- REQUIREMENT
From the listing below, copy word for word every line starting at the one that includes "Generate a Python" and ending at the one that includes "de locuințe debranșate/Număr"; the pictures are omitted.

- SUPPLIED DATA
[BEGIN]
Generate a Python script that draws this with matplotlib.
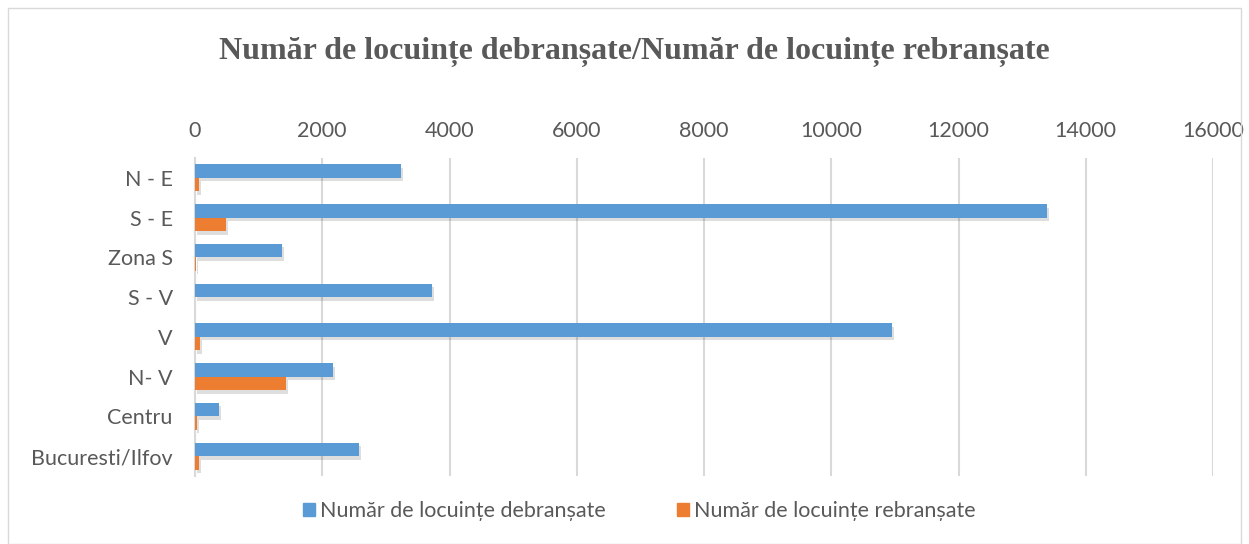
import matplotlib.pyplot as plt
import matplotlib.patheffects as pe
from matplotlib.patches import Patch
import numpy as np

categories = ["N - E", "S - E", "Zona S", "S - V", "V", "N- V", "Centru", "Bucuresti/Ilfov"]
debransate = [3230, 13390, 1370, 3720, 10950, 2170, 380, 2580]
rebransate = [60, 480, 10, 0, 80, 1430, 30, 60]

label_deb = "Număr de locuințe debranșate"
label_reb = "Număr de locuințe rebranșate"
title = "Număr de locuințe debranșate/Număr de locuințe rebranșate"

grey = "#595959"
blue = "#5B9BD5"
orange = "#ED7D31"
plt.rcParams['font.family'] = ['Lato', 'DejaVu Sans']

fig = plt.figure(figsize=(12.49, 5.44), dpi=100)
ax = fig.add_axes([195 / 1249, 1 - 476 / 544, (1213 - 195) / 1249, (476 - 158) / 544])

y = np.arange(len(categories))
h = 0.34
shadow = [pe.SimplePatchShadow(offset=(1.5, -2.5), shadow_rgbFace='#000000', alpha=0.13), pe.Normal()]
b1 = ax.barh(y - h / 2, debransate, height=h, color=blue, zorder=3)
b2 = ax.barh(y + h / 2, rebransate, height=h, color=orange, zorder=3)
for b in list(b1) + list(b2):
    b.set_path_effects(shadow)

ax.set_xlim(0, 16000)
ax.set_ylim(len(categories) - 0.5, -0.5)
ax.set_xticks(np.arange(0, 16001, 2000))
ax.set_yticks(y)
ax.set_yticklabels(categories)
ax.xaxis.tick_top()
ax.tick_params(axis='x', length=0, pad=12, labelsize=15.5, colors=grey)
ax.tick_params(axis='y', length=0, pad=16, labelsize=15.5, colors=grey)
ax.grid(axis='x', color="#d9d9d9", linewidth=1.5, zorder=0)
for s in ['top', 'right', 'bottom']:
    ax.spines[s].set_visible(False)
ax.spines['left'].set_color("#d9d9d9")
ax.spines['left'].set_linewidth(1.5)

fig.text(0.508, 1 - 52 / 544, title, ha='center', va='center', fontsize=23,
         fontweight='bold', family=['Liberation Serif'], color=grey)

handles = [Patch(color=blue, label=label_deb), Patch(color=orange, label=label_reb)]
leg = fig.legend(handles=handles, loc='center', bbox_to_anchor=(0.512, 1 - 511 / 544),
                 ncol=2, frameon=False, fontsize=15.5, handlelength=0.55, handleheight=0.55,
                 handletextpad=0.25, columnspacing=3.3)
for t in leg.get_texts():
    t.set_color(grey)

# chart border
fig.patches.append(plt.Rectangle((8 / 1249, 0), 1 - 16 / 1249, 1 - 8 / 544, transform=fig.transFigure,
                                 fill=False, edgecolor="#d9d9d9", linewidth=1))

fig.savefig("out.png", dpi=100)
[END]
[BEGIN]
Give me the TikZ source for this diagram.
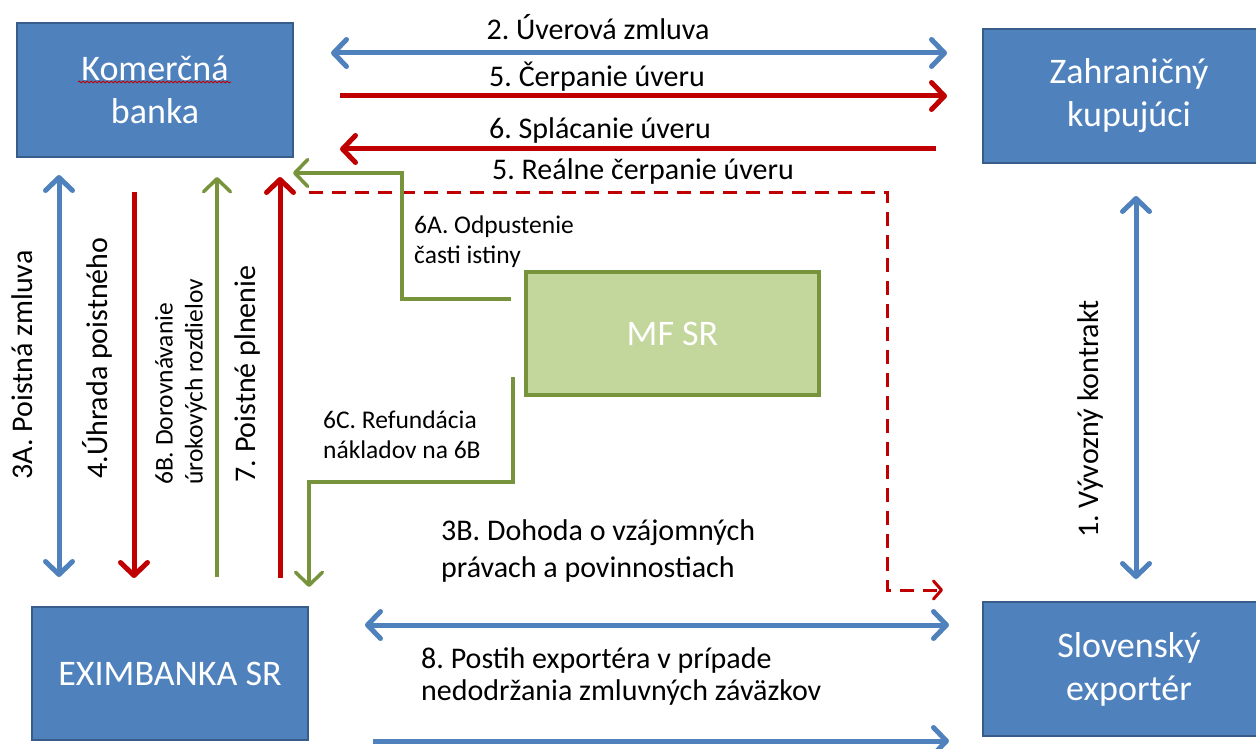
[END]
[BEGIN]
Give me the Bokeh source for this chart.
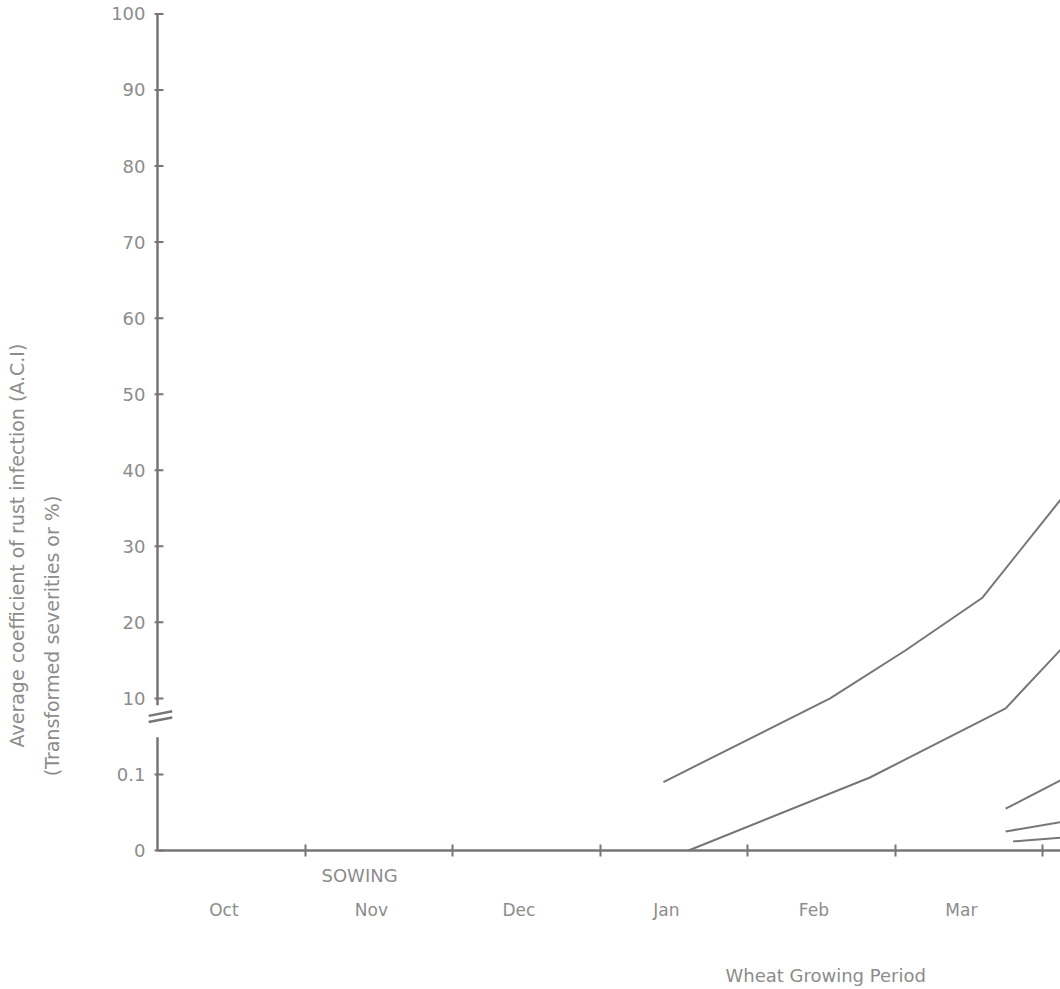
[END]
- COMPLETE ANSWER
Generate a Python script that draws this with matplotlib.
import matplotlib.pyplot as plt
import matplotlib.patheffects as pe
from matplotlib.patches import Patch
import numpy as np

categories = ["N - E", "S - E", "Zona S", "S - V", "V", "N- V", "Centru", "Bucuresti/Ilfov"]
debransate = [3230, 13390, 1370, 3720, 10950, 2170, 380, 2580]
rebransate = [60, 480, 10, 0, 80, 1430, 30, 60]

label_deb = "Număr de locuințe debranșate"
label_reb = "Număr de locuințe rebranșate"
title = "Număr de locuințe debranșate/Număr de locuințe rebranșate"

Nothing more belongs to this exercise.